In the summer of 2017, Shuttleworth visited the Jack Kerouac Archive in the New York Public Library; his teaching of the senior English elective “Jack Kerouac and the Beat Generation” granted him access. Among the many story drafts, diaries, notebooks and photographs housed in the archive, one in particular stood out to Shuttleworth: the journal Kerouac kept while on the mountaintop.

“The moment I read [the journal], I thought, ‘This really needed to be published’ because there are people like me who would really want to see what he was really going through, not how he fictionalized it,” Shuttleworth said. “That’s how it started.”

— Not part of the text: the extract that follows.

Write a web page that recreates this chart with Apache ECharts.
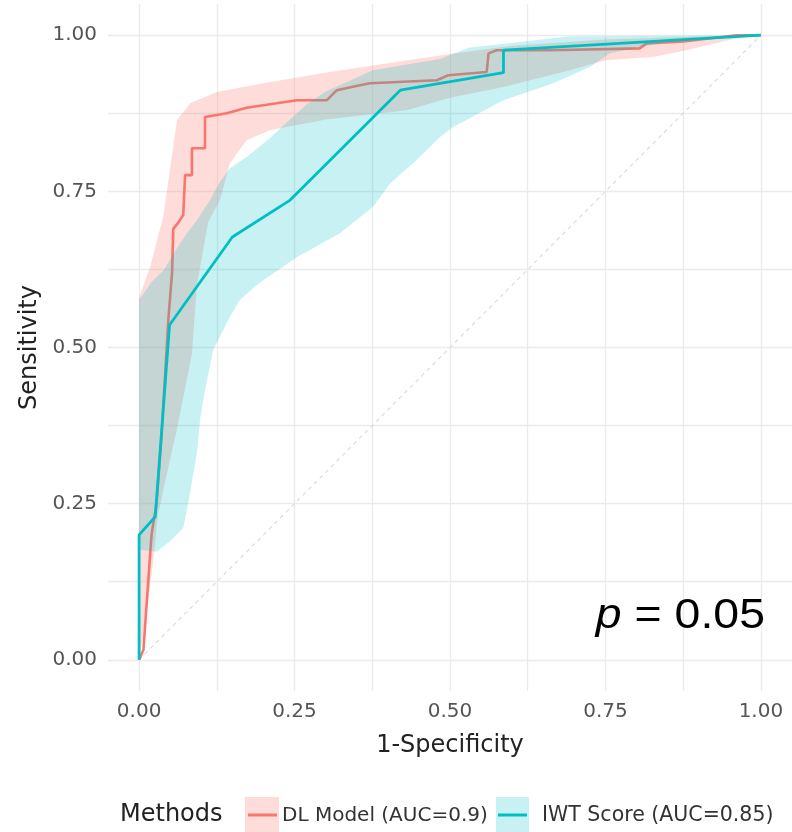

A collection of his observations and reflections throughout the two months, the journal uncovers the magnitude of Kerouac’s poverty and the severity of his mood swings throughout his journey, two aspects of his life previous literature had yet to highlight. In the time he spent alone, Kerouac grappled with his understanding of God, of his writing and of himself, and detailed his musings in his journal. The authenticity and sincerity of Kerouac’s entries captivated Shuttleworth, who admires him for his works that pioneered a style of writing tending to postmodernism.

“[Kerouac was] really uncompromising in his self examination,” Shuttleworth said. “As a writer, his self examination is very much the direction that writing has gone in terms of confessional memoirs. He also advocated a freer writing style away from what was considered by the new critics: There was a particular way to write [which] was very formal, but he loosened the rules, so that it could be a much freer style breaking away from plot constraints. He was critically important both in his writing style and in the subject matter of his work.”

To publish Kerouac’s journal, Shuttleworth first contacted the head of the Jack Kerouac Estate, Jim Sampas, for permission to photograph the pages of the journal. While consulting Kerouac’s other works, he meticulously transcribed and proofread the writings and compiled the transcriptions with detailed explanatory notes into the book “Desolation Peak: Collected Writings.”

“I did some good investigation, and it was really fun,” Shuttleworth said. “I love his writing, I really respect it, so to be able to transcribe it just for myself was worth it. Overall, I felt I got to know and understand him better than I ever had.”

Well-known for his scholarship in Kerouac, Shuttleworth not only studies the work of Kerouac but also presents his research throughout the country, including at the annual Lowell Celebrates Kerouac festival in Massachusetts in October.

“I find it really easy to talk about Kerouac, and it was just fun for me to be able to talk about it,” Shuttleworth said. “It was well-received.”

The complexity of Kerouac’s life continues to fascinate Shuttleworth, and he continues to peruse and research Kerouac’s works. In particular, through analyzing and transcribing Kerouac’s less known writing, Shuttleworth hopes to illuminate the intentionality of his writing, from the intensity of Kerouac’s emotions to the complexity of his contemplations.

”There are works of his that haven’t gotten critical attention, so it’s really fun to dig into them,” Shuttleworth said. “He talked about writing spontaneously, so he created the impression that everything that he wrote was just [the] first draft, and it ends up that it’s not true. When you compare the handwritten first draft, which is in the archive, to the typed draft, it’s another level of artistry that he was going into.”

A previous version of this article incorrectly spelled Jim Sampas’ last name as Sampras. The article has been updated on March 11, 2023, to reflect the correction of this error.